Giving a puppy a head start

The age factor is more than just a maturity issue: There are serious health risks, too. Growing puppies have growth plates, which are areas of soft, immature bone from which bones grow and lengthen. Growth plates don’t fully harden with calcium and minerals — a process known as closing — until your dog is between 12 and 18 months old. This process takes longer in larger dogs. Strenuous, high-impact, repetitive activities can cause permanent injury to these fragile areas.
But don’t shut the book just because you’ve got a puppy chewing on your shoelace or an adolescent dog making off with your cellphone. There is much you can do to safely prepare your growing puppy or young dog for a future in agility. Here’s a checklist:

Socialize your puppy with people and dogs, but control the experience. Dog parks are fun but can be over-stimulating. Be mindful of who is influencing your puppy and how — don’t let him interact with aggressive dogs or rough players of any species.

Expose your dog to a variety of sights, sounds, and experiences. Walk him through town, in the woods, and near natural bodies of water. Make sure he’s comfortable walking on carpet, wood flooring, and AstroTurf.

Bring your puppy to an agility event or class just to watch the older dogs perform. (Call the organization first to ensure they’ll allow noncompeting dogs to attend.) Let your dog experience the bang of the teeter-totter, the calls of competitors, the barking, the cheering, and the general happy mayhem associated with agility gatherings.

Encourage your dog’s curiosity with exploratory games. Lay a ladder flat in your yard and lead him over it. Lay a broomstick on the floor and pretend it’s a jump. Rest a 12-inch plank on the ground and lure your puppy straight across!

Get started teaching basic obedience directions like the ones listed in Chapter Encouraging Self-Control before You Launch into Lessons. Familiarize your maturing puppy with directional cues, such as “Go out” and “Left” or “Right,” by repeating these words as you toss a toy or move in each direction.

Don’t sit at home, marking the days off on your puppy growth plate calendar. An active, well-socialized puppy will have a real head start in agility.

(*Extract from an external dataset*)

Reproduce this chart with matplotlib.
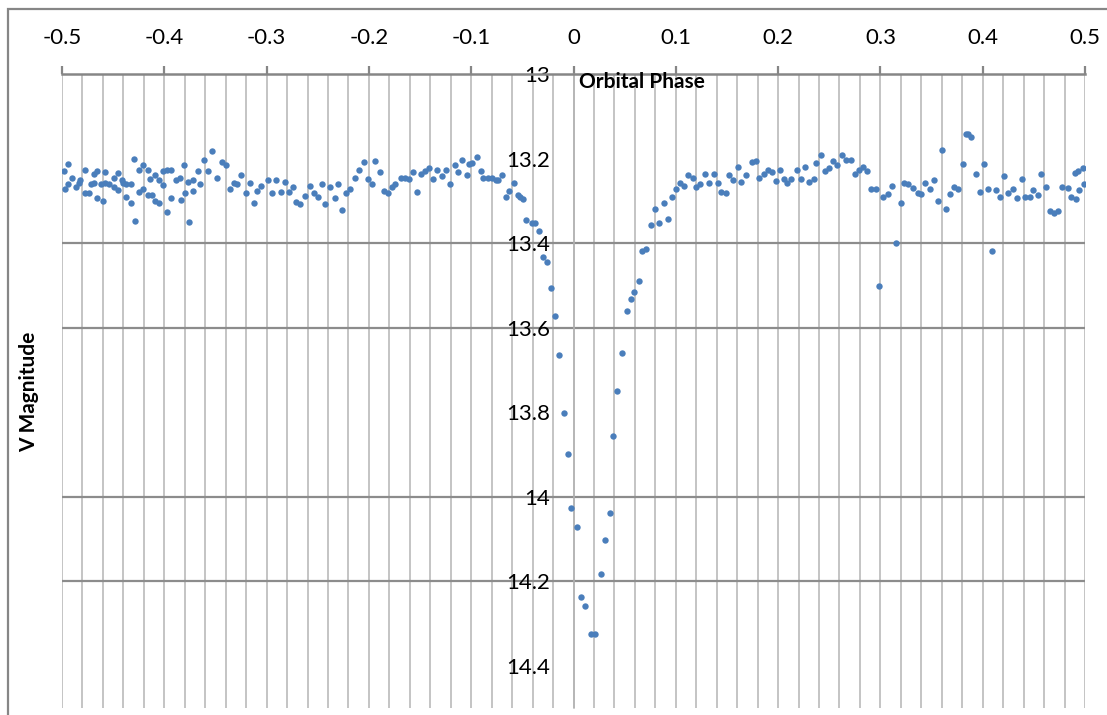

Advancing during adolescence

Adolescence. Just the word is enough to strike fear into the hearts of many. No matter the species, it can be a challenging time. The good news for dog lovers? Canine adolescence is short — only about eight weeks (typically occurring between the ages of 4–6 months) from beginning to end.
Adolescent dogs are ready to begin more advanced training. They’re enthusiastic learners, so use this time to hone your on- and off-leash training skills. Continue to socialize your dog, and direct him in unfamiliar places. Bring him to the train station or a softball game. Enforce his obedience when an off-leash dog is nearby. Take an advanced training class to prepare you for the rigors of working around other dogs and people.

Considering older or veteran dogs

Agility is, for the most part, a younger dog’s game. But don’t discount the veterans — they can surprise you with their enthusiasm and game.
There’s no upper age limit on agility. A few gray hairs on the muzzle won’t disqualify your dog — or you — from competing on a recreational or competitive level, but there are a few age-related factors to take into consideration:

Our dogs’ bodies age just like ours do. Cartilage weakens, bones become more brittle, and muscle tone and flexibility decrease. Exercise keeps the body fit, but too much vigorous exercise can lead to joint and muscle injuries.

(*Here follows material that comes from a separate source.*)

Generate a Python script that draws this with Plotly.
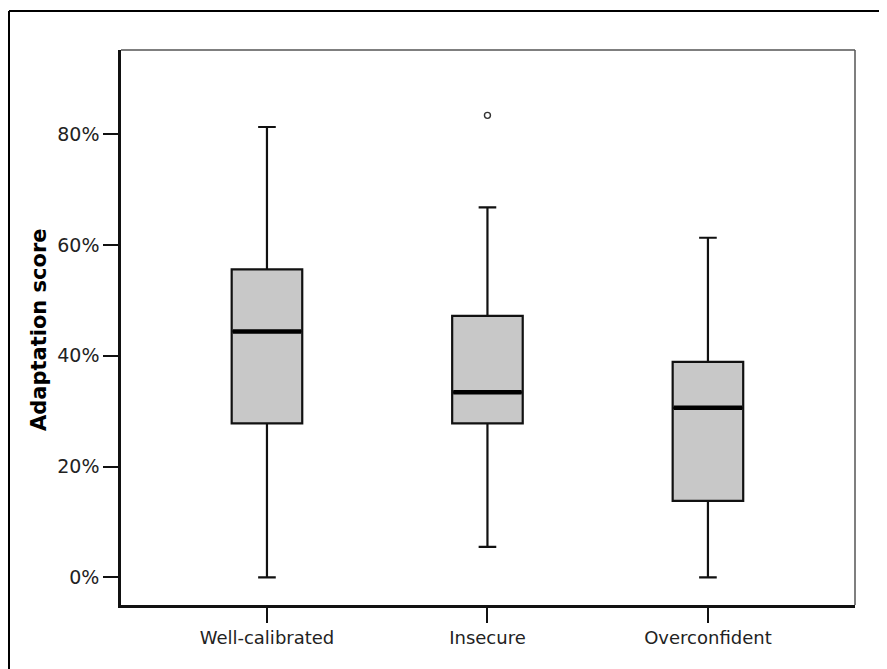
import plotly.graph_objects as go

categories = ["Well-calibrated", "Insecure", "Overconfident"]
positions = [0, 1, 2]
lower_whisker = [0.0, 5.5, 0.0]
q1 = [27.8, 27.8, 13.8]
median = [44.4, 33.4, 30.6]
q3 = [55.6, 47.2, 38.9]
upper_whisker = [81.3, 66.8, 61.3]
outlier_x = [1]
outlier_y = [83.4]
y_ticks = [0, 20, 40, 60, 80]
y_tick_labels = ["0%", "20%", "40%", "60%", "80%"]

BOX_W = 0.32

fig = go.Figure()
fig.add_trace(go.Box(
    x=positions, q1=q1, median=median, q3=q3,
    lowerfence=lower_whisker, upperfence=upper_whisker,
    width=BOX_W, whiskerwidth=0.25,
    fillcolor="#c8c8c8", line=dict(color="#111111", width=2.2),
    boxpoints=False, showlegend=False, hoverinfo="skip",
))
for xi, m in zip(positions, median):
    fig.add_trace(go.Scatter(
        x=[xi - BOX_W / 2 + 0.005, xi + BOX_W / 2 - 0.005], y=[m, m], mode="lines",
        line=dict(color="#000000", width=4.5), showlegend=False, hoverinfo="skip",
    ))
fig.add_trace(go.Scatter(
    x=outlier_x, y=outlier_y, mode="markers",
    marker=dict(symbol="circle-open", size=6, color="#333333", line=dict(width=1.4)),
    showlegend=False, hoverinfo="skip",
))

# page has an 8px body margin: target screenshot pixel p -> figure pixel p - 8
OFF = 8
W, H = 887 - OFF, 669 - OFF
L, T = 121 - OFF, 50 - OFF
R = W - (855 - OFF)
B = H - (605 - OFF)
pw, ph = W - L - R, H - T - B

def px(xs):
    return (xs - OFF - L) / pw

def py(ys):
    return (H - B - (ys - OFF)) / ph

fig.update_layout(
    width=W, height=H,
    margin=dict(l=L, r=R, t=T, b=B),
    paper_bgcolor="white", plot_bgcolor="white",
    font=dict(family="DejaVu Sans", color="#222222"),
    xaxis=dict(
        range=[-0.662, 2.667], tickvals=positions, ticktext=categories,
        showgrid=False, zeroline=False, showline=True, linecolor="#111111", linewidth=2.5,
        ticks="outside", ticklen=15, tickwidth=2, tickcolor="#111111",
        tickfont=dict(size=18, family="DejaVu Sans", color="#222222"),
    ),
    yaxis=dict(
        range=[-5.0, 95.2], tickvals=y_ticks, ticktext=y_tick_labels,
        showgrid=False, zeroline=False, showline=True, linecolor="#111111", linewidth=2.5,
        ticks="outside", ticklen=15, tickwidth=2, tickcolor="#111111",
        tickfont=dict(size=19, family="DejaVu Sans", color="#222222"),
    ),
    annotations=[dict(
        text="<b>Adaptation score</b>", textangle=-90, showarrow=False,
        xref="paper", yref="paper", x=px(39), y=py(330),
        xanchor="center", yanchor="middle",
        font=dict(size=21, family="DejaVu Sans", color="#000000"),
    )],
    shapes=[
        dict(type="line", xref="paper", yref="paper", x0=0, x1=1, y0=1, y1=1,
             line=dict(color="#555555", width=1.5), layer="below"),
        dict(type="line", xref="paper", yref="paper", x0=1, x1=1, y0=0, y1=1,
             line=dict(color="#555555", width=1.5), layer="below"),
        dict(type="line", xref="paper", yref="paper", x0=px(9), x1=px(900), y0=py(11), y1=py(11),
             line=dict(color="#000000", width=2)),
        dict(type="line", xref="paper", yref="paper", x0=px(9), x1=px(9), y0=py(11), y1=py(700),
             line=dict(color="#000000", width=2)),
    ],
)

fig.write_html("out.html")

– Conditioning is an important part of the training routine for any dog, but for older dogs, it’s essential. Keep your senior athlete slim, and make sure all exercise sessions are bracketed by a gradual warm-up and cool-down.

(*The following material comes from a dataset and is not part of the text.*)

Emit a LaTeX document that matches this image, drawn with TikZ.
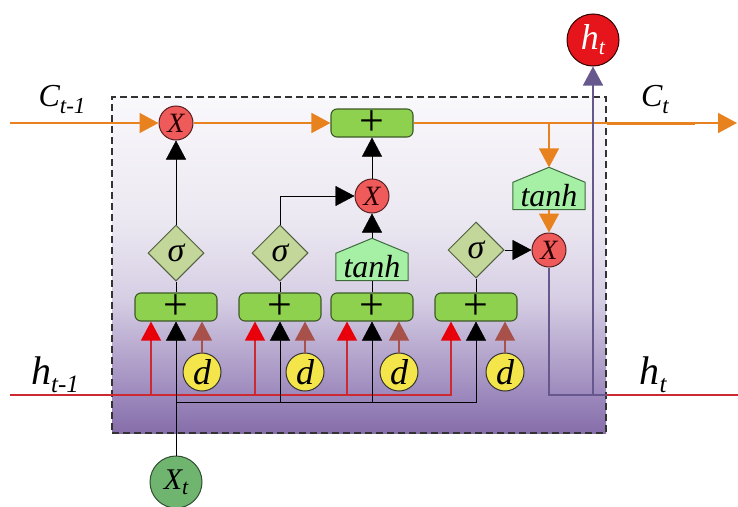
\documentclass[tikz,border=0pt]{standalone}
\usepackage{fontspec}
\setmainfont{Liberation Serif}
\usetikzlibrary{arrows.meta,shapes.geometric}

\pgfdeclarelayer{back}
\pgfdeclarelayer{mid}
\pgfsetlayers{back,mid,main}

\definecolor{flowor}{HTML}{E8821E}
\definecolor{hline}{HTML}{CC2A30}
\definecolor{hred}{HTML}{E8000A}
\definecolor{dbrown}{HTML}{A8504A}
\definecolor{outpur}{HTML}{66588C}
\definecolor{addfill}{HTML}{8ED14F}
\definecolor{adddraw}{HTML}{3D5A26}
\definecolor{mulfill}{HTML}{EF5B5B}
\definecolor{muldraw}{HTML}{5A2020}
\definecolor{sigfill}{HTML}{C4D79B}
\definecolor{sigdraw}{HTML}{4F5F3F}
\definecolor{tanfill}{HTML}{A6F0A6}
\definecolor{tandraw}{HTML}{3D6A3D}
\definecolor{dfill}{HTML}{F3E54A}
\definecolor{xfill}{HTML}{6FB56F}
\definecolor{xdraw}{HTML}{2F4F2F}
\definecolor{hfill}{HTML}{E6141B}
\definecolor{shB}{HTML}{866EAA}
\definecolor{shM1}{HTML}{9C88BC}
\definecolor{shM2}{HTML}{D6CEE4}
\definecolor{shM3}{HTML}{EBE7F1}
\definecolor{shT}{HTML}{F9F8FB}

% the path's box spans 25bp..75bp of the declared shading
\pgfdeclareverticalshading{cellshade}{100bp}{color(0bp)=(shB); color(25bp)=(shB); color(30.5bp)=(shM1); color(45bp)=(shM2); color(56bp)=(shM3); color(75bp)=(shT); color(100bp)=(shT)}

\newcommand\setfs[1]{\fontsize{#1}{#1}\selectfont}

\begin{document}
\begin{tikzpicture}[x=1pt,y=-1pt,line width=1.3pt,
  cellbox/.style={draw=black!80,dashed,dash pattern=on 7pt off 4pt,line width=1.2pt,shading=cellshade,
    minimum width=494pt,minimum height=336pt,inner sep=0pt},
  addnode/.style={draw=adddraw,fill=addfill,rounded corners=6pt,line width=1.1pt,
    minimum width=82pt,minimum height=28pt,inner sep=0pt,font=\setfs{44}},
  mulnode/.style={circle,draw=muldraw,fill=mulfill,line width=1pt,minimum size=34pt,inner sep=0pt,
    font=\setfs{28}\itshape,text=black!85!red},
  signode/.style={diamond,draw=sigdraw,fill=sigfill,line width=1pt,minimum width=56pt,minimum height=56pt,
    inner sep=0pt,font=\setfs{34}\itshape},
  tanhnode/.style={minimum width=72pt,minimum height=27pt,inner sep=0pt,font=\setfs{32}\itshape},
  housefill/.style={draw=tandraw,fill=tanfill,line width=1pt},
  dnode/.style={circle,draw=black!80,fill=dfill,line width=1pt,minimum size=38pt,inner sep=0pt,
    font=\setfs{36}\itshape},
  xnode/.style={circle,draw=xdraw,fill=xfill,line width=1pt,minimum size=52pt,inner sep=0pt,
    font=\setfs{30}\itshape},
  hnode/.style={circle,draw=black!80!red,fill=hfill,line width=1pt,minimum size=52pt,inner sep=0pt,
    font=\setfs{36}\itshape,text=white},
  lbl/.style={inner sep=0pt,font=\itshape},
  tip/.style={-{Triangle[width=20pt,length=19pt]}},
  blk/.style={draw=black},
  blkarr/.style={blk,tip},
  orline/.style={draw=flowor,line width=1.6pt},
  orarr/.style={orline,-{Triangle[width=20pt,length=19pt]}},
  redline/.style={draw=hline,line width=1.3pt},
  redarr/.style={redline,-{Triangle[width=20pt,length=19pt,color=hred]}},
  brarr/.style={draw=dbrown,line width=1.3pt,-{Triangle[width=20pt,length=19pt]}},
  purline/.style={draw=outpur,line width=1.3pt},
  purarr/.style={purline,-{Triangle[width=20pt,length=19pt]}}
]
\useasboundingbox (0,0) rectangle (738,506);

% cell background
\begin{pgfonlayer}{back}
\node[cellbox] (cell) at (359,265) {};
\end{pgfonlayer}

% free ends of the state lines
\coordinate (cin) at (10,123);
\coordinate (cout) at (737,123);
\coordinate (hin) at (10,395);
\coordinate (hout) at (738,395);
\coordinate (xbus) at (0,402);

% cell state path
\node[mulnode] (mf) at (176,123) {X};
\node[addnode] (ac) at (372,123) {+};

% candidate and input gate
\node[mulnode] (mi) at (372,196) {X};
\node[tanhnode] (t1) at (372,267) {tanh};

% output branch
\node[tanhnode] (t2) at (549,196) {tanh};
\node[mulnode] (mo) at (549,250) {X};

% house outlines behind the tanh texts
\begin{pgfonlayer}{mid}
\foreach \t in {t1,t2}{
  \path[housefill] (\t.south west) -- (\t.north west) -- ([yshift=15pt]\t.north) -- (\t.north east)
    -- (\t.south east) -- cycle;
}
\end{pgfonlayer}

% sigma gates
\node[signode] (s1) at (176,253) {σ};
\node[signode] (s2) at (280,253) {σ};
\node[signode] (s4) at (476,250) {σ};

% summation boxes
\node[addnode] (b1) at (176,307) {+};
\node[addnode] (b2) at (280,307) {+};
\node[addnode] (b3) at (372,307) {+};
\node[addnode] (b4) at (476,307) {+};

% bias inputs
\node[dnode] (d1) at (202,372) {d};
\node[dnode] (d2) at (305,372) {d};
\node[dnode] (d3) at (399,372) {d};
\node[dnode] (d4) at (505,372) {d};

% input and output circles
\node[xnode] (xt) at (176,482) {X\raisebox{-5pt}{\setfs{22}t}};
\node[hnode] (ht) at (593,40) {h\raisebox{-5pt}{\setfs{22}t}};

% line labels
\node[lbl] (lc0) at (62,100) {\setfs{32}C\raisebox{-7pt}{\setfs{23}t-1}};
\node[lbl] (lc1) at (655,100) {\setfs{32}C\raisebox{-7pt}{\setfs{23}t}};
\node[lbl] (lh0) at (55,375) {\setfs{40}h\raisebox{-8pt}{\setfs{25}t-1}};
\node[lbl] (lh1) at (653,375) {\setfs{40}h\raisebox{-8pt}{\setfs{25}t}};

% cell state line
\draw[orarr] (cin) -- (mf);
\draw[orarr] (mf) -- (ac);
\draw[orarr] (ac) -- (cout);
\draw[draw=flowor,line width=3pt] (cell.east |- cout) -- ([xshift=-42pt]cout);
\draw[orarr] (mo |- ac.east) -- ([yshift=15pt]t2.north);
\draw[orarr] (t2) -- (mo);

% gate outputs
\draw[blkarr] (s1) -- (mf);
\draw[blkarr] (s2.north) |- (mi);
\draw[blkarr] ([yshift=15pt]t1.north) -- (mi);
\draw[blkarr] (mi) -- (ac);
\draw[blkarr] (s4) -- (mo);
\draw[blk] (b1) -- (s1);
\draw[blk] (b2) -- (s2);
\draw[blk] (b3) -- (t1);
\draw[blk] (b4) -- (s4);

% previous hidden state into every gate
\draw[redarr] (hin) -| ([xshift=-25pt]b4.south);
\foreach \b in {b1,b2,b3}{
  \draw[redarr] ([xshift=-25pt]\b.south |- hin) -- ([xshift=-25pt]\b.south);
}

% current input into every gate
\draw[blkarr] (xt) -- (b1);
\draw[blkarr] (xt |- xbus) -| (b4.south);
\foreach \b in {b2,b3}{
  \draw[blkarr] (\b.south |- xbus) -- (\b.south);
}

% biases
\foreach \i in {1,2,3,4}{
  \draw[brarr] (d\i) -- (d\i |- b\i.south);
}

% hidden state output
\draw[purline] (mo) |- (cell.east |- hin);
\draw[redline] (cell.east |- hin) -- (hout);
\draw[purarr] (ht |- hin) -- (ht);

\end{tikzpicture}
\end{document}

– How are your dog’s eyes? Cloudy, compromised vision will make it difficult for your dog to gauge his position on the course, and this could present a safety issue. If your dog’s vision is poor, it’s best to find another activity.

If you’re thinking of beginning agility with an older dog, get your veterinarian’s approval first. Find an agility instructor who understands your dog’s limitations, and adjust jump heights accordingly.